Diagonalization of a symmetric matrix over algebraically closed field

Yes. First, any quadratic form $q$ over a finite dimension vector space over any field $k$ of characteristic $\not=2$ has an orthogonal basis. Precisely, you can find a basis $(e_1,\ldots,e_d)$ such that $\varphi(e_i,e_j) = 0$ if $i\not = j$, where $\varphi$ is the bilinear form associated to $q$. (This makes sense as the characteristic is $\not=2$.)

You can prove this by induction on the dimension $d$ of $V$. Indeed, if $V$ is zero dimensional it is trivial, and for the induction step, you do like this : if $q = 0$ any basis ($V$ has some !) is orthogonal ! and if $q\not = 0$ then take an $e_1\in V$ such that $q(e_1)\not = 0$ (not that $e_1 \not=0$ then), take $V' := $ the orthogonal (for the bilinear form $\varphi$) of the line generated by $e_1$ and apply induction on $V'$... Note that in an orthogonal basis, the matrix of $q$ (or $\varphi$) will already be diagonal. See JP Serre's A course in arithmetic, chapter IV, paragraph 1.4., definition 5 and theorem 1 for more details.

Now, if your field $k$ is algebraically closed, you can always solve the equation $q(x) = \lambda$ in $x$ for any $\lambda\in k$, and turn your orthogonal basis into an orthonormal (for $q$) basis by normalizing its vectors. Note that in an orthormal basis, the matrix of $q$ (or $\varphi$) will be the identity matrix.

Finally, apply this to $V = k^n$ where $k$ is your algebraically closed field, and where $q$ is the quadratic form defined by $q(X) = {}^{t} X A X$ for $X\in V$. In this case its associated bilinear form is defined by $\varphi(X,Y) = {}^{t} X A Y$ for $X,Y \in V$.

What happens in characteristic $2$ ? In characteristic $\not=2$, because you can invert $2$, you have a bijection between quadratic forms and symmetric bilinear forms. This is why I preferred to speak about quadratic forms while you had a symmetric matrix $A$. In characteristic $2$ you don't have this correspondance anymore, as you can have a non-zero bilinear form $\varphi$ such that its associated quadratic form $q$ is zero, so that you will never be able to find a non zero $e_1$ such that $q(e_1) = \varphi(e_1,e_1) \not= 0$ to start your induction with. In fact the existence of orthogonal basis in characteristic $2$ is completely dealt with in Bourbaki, Algèbre, Chapitre IX, paragraph 6, section 1 theorem 1. In your case they do exist.
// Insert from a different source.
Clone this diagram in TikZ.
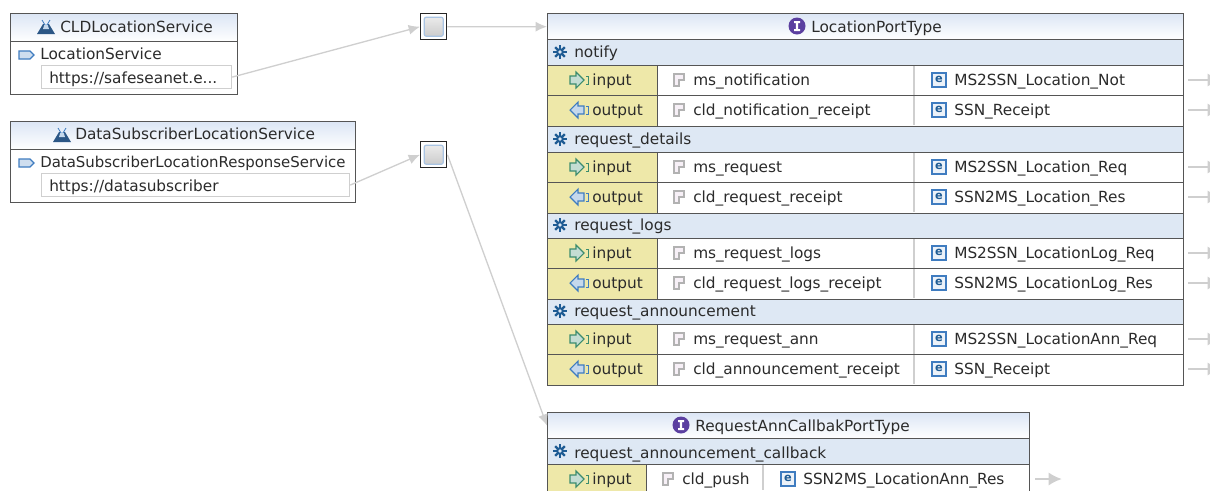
\documentclass[tikz,border=0pt]{standalone}
\usepackage{fontspec}
\setmainfont{DejaVu Sans}
\usetikzlibrary{arrows.meta}

\definecolor{framegray}{HTML}{555555}
\definecolor{linegray}{HTML}{CFCFCF}
\definecolor{bandblue}{HTML}{DEE8F4}
\definecolor{headblue}{HTML}{DCE6F5}
\definecolor{kindyellow}{HTML}{EEE8A9}
\definecolor{inkgray}{HTML}{2B2B2B}
\definecolor{iconblue}{HTML}{3F7CC0}
\definecolor{gearblue}{HTML}{1F5C94}
\definecolor{ifacepurple}{HTML}{5B3FA0}
\definecolor{ingreen}{HTML}{3C8C6E}

\tikzset{
	sized/.style n args={2}{minimum width=#1*.75pt, minimum height=#2*.75pt},
	lbl/.style={anchor=base west, inner sep=0pt, text=inkgray, font=\fontsize{11.5}{14}\selectfont},
	framebox/.style={anchor=north west, draw=framegray, line width=1pt, inner sep=0pt, fill=white},
	headbox/.style={framebox, top color=headblue, bottom color=white},
	bandbox/.style={framebox, fill=bandblue, line width=.9pt},
	kindbox/.style={framebox, fill=kindyellow, line width=.9pt},
	plainbox/.style={framebox, line width=.9pt},
	urlbox/.style={anchor=north west, draw=linegray, line width=.9pt, fill=white, inner sep=0pt},
	dotbox/.style={anchor=north west, draw=black!85, line width=1.1pt, fill=white, inner sep=0pt, sized={26}{26}},
	dotface/.style={draw=iconblue!45, line width=.9pt, rounded corners=1.5pt, top color=black!8, bottom color=black!20, inner sep=0pt, sized={19}{19}},
	conn/.style={-{Latex[length=8.5pt,width=7.5pt]}, draw=linegray, line width=1pt},
	stub/.style={-{Latex[length=10pt,width=10pt]}, draw=linegray, line width=2.2pt},
	pics/flask/.style={code={
		\fill[iconblue!70!black] (-9,7) -- (-3,-3) -- (3,-3) -- (9,7) -- cycle;
		\fill[white!70!iconblue] (-1.5,-3) -- (1.5,-3) -- (3,2) -- (-3,2) -- cycle;
		\draw[iconblue, line width=.6pt] (-4,-7) -- (-1,-2) (4,-7) -- (1,-2);
	}},
	pics/porttag/.style={code={
		\draw[iconblue, fill=iconblue!25, line width=.9pt] (-7,-4) -- (4,-4) -- (8,0) -- (4,4) -- (-7,4) -- cycle;
	}},
	pics/iface/.style={code={
		\fill[ifacepurple] (0,0) circle (8.5);
		\fill[white] (-3,-5) rectangle (3,-3) (-1.2,-3) rectangle (1.2,3) (-3,3) rectangle (3,5);
	}},
	pics/gear/.style={code={
		\foreach \a in {0,45,...,315}
			\draw[gearblue, line width=1.8pt, rotate=\a] (0,3) -- (0,6.8);
		\draw[gearblue, fill=bandblue, line width=1.5pt] (0,0) circle (2.8);
	}},
	pics/kindin/.style={code={
		\draw[ingreen, fill=ingreen!30, line width=.8pt] (-8,-4) -- (-2,-4) -- (-2,-8) -- (6,0) -- (-2,8) -- (-2,4) -- (-8,4) -- cycle;
		\draw[ingreen, line width=.7pt] (8,-4) -- (10,-4) -- (10,4) -- (8,4);
	}},
	pics/kindout/.style={code={
		\draw[iconblue, fill=iconblue!30, line width=.8pt] (6,-4) -- (0,-4) -- (0,-8) -- (-8,0) -- (0,8) -- (0,4) -- (6,4) -- cycle;
		\draw[iconblue, line width=.7pt] (8,-4) -- (10,-4) -- (10,4) -- (8,4);
	}},
	pics/msgpart/.style={code={
		\draw[black!30, fill=violet!6, line width=.9pt] (-5,-6) -- (5,-6) -- (5,0) -- (0,0) -- (0,6) -- (-5,6) -- cycle;
	}},
	pics/elem/.style={code={
		\draw[iconblue, fill=iconblue!10, line width=.9pt] (-7,-7) rectangle (7,7);
		\node[inner sep=0pt, text=gearblue, font=\bfseries\fontsize{8.5}{9}\selectfont] at (0,-.5) {e};
	}},
}

\begin{document}
\begin{tikzpicture}[x=.75pt, y=-.75pt, >=Latex]
	\path[use as bounding box, clip] (0,0) rectangle (1210,490);
	%services
	\node[framebox, sized={227}{81}] (cldbody) at (10,13) {};
	\node[headbox, sized={227}{28}] (cldhead) at (10,13) {};
	\pic at (46,27) {flask};
	\node[lbl] (cldname) at (60,32) {CLDLocationService};
	\pic at (26,55) {porttag};
	\node[lbl] (cldport) at (40,59) {LocationService};
	\node[urlbox, sized={190}{23}] (cldurl) at (41,65) {};
	\node[lbl] (cldtext) at (49,83) {https://safeseanet.e...};

	\node[framebox, sized={345}{81}] (subbody) at (10,121) {};
	\node[headbox, sized={345}{28}] (subhead) at (10,121) {};
	\pic at (62,135) {flask};
	\node[lbl] (subname) at (75,139) {DataSubscriberLocationService};
	\pic at (26,163) {porttag};
	\node[lbl, font=\fontsize{11.2}{14}\selectfont] (subport) at (40,167) {DataSubscriberLocationResponseService};
	\node[urlbox, sized={308}{23}] (suburl) at (41,173) {};
	\node[lbl] (subtext) at (49,191) {https://datasubscriber};

	%small squares
	\node[dotbox] (dota) at (420,13) {};
	\node[dotface] at (dota.center) {};
	\node[dotbox] (dotb) at (420,141) {};
	\node[dotface] at (dotb.center) {};

	%first table
	\node[headbox, sized={636}{26}] (porthead) at (547,13) {};
	\pic at (797,26) {iface};
	\node[lbl] (portname) at (811,32) {LocationPortType};
	\foreach \by/\bname [count=\b] in {39/notify, 126/request\_details, 212/request\_logs, 298/request\_announcement} {
		\node[bandbox, sized={636}{26}] (band\b) at (547,\by) {};
		\pic at (560,\by+13) {gear};
		\node[lbl] (bandtext\b) at (574,\by+18) {\bname};
	}
	\foreach \ry/\rkind/\rtext/\rpart/\relem [count=\r] in {
		65/in/input/ms\_notification/MS2SSN\_Location\_Not,
		95/out/output/cld\_notification\_receipt/SSN\_Receipt,
		152/in/input/ms\_request/MS2SSN\_Location\_Req,
		182/out/output/cld\_request\_receipt/SSN2MS\_Location\_Res,
		238/in/input/ms\_request\_logs/MS2SSN\_LocationLog\_Req,
		268/out/output/cld\_request\_logs\_receipt/SSN2MS\_LocationLog\_Res,
		324/in/input/ms\_request\_ann/MS2SSN\_LocationAnn\_Req,
		354/out/output/cld\_announcement\_receipt/SSN\_Receipt} {
		\node[plainbox, sized={636}{30.5}] (row\r) at (547,\ry) {};
		\node[kindbox, sized={110}{30.5}] (kind\r) at (547,\ry) {};
		\draw[linegray, line width=.9pt] (914,\ry+1) -- (914,\ry+30);
		\pic at (578,\ry+15) {kind\rkind};
		\node[lbl] (kindtext\r) at (592,\ry+20) {\rtext};
		\pic at (679,\ry+15) {msgpart};
		\node[lbl] (parttext\r) at (693,\ry+20) {\rpart};
		\pic at (939,\ry+15) {elem};
		\node[lbl] (elemtext\r) at (954,\ry+20) {\relem};
		\coordinate (stubfrom\r) at (1188,\ry+15);
		\coordinate (stubto\r) at (1221,\ry+15);
		\draw[stub] (stubfrom\r) -- (stubto\r);
	}

	%second table
	\node[headbox, sized={482}{26}] (backhead) at (547,412) {};
	\pic at (681,425) {iface};
	\node[lbl] (backname) at (695,431) {RequestAnnCallbakPortType};
	\node[bandbox, sized={482}{26}] (backband) at (547,438) {};
	\pic at (560,451) {gear};
	\node[lbl] (backbandtext) at (574,458) {request\_announcement\_callback};
	\node[plainbox, sized={482}{40}] (backrow) at (547,464) {};
	\node[kindbox, sized={99}{40}] (backkind) at (547,464) {};
	\draw[linegray, line width=.9pt] (763,465) -- (763,490);
	\pic at (578,479) {kindin};
	\node[lbl] (backkindtext) at (592,484) {input};
	\pic at (668,479) {msgpart};
	\node[lbl] (backpart) at (682,484) {cld\_push};
	\pic at (788,479) {elem};
	\node[lbl] (backelem) at (803,484) {SSN2MS\_LocationAnn\_Res};
	\coordinate (backfrom) at (1035,479);
	\coordinate (backto) at (1062,479);
	\draw[stub] (backfrom) -- (backto);

	%connectors
	\draw[conn] (cldurl.east) -- (dota.west);
	\draw[conn] (suburl.east) -- (dotb.west);
	\draw[conn] (dota.east) -- (porthead.west);
	\draw[conn] (dotb.east) -- (backhead.west);
\end{tikzpicture}
\end{document}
Let me just look at $A = \begin{pmatrix}0 & 1\\1 & 0\end{pmatrix}$ over $k$ where $k$ is an algebraic closure of $\mathbf{F}_2$. Its characteristic polynomial is $T^2 - 1 = (T-1)^2$ and has a double root equal to $1$, so that if $A$ is diagonalisable (which is the case if $A$ has an orthogonal basis), it must be the identity matrix, which it is not, so that $A$ is not diagonalizable.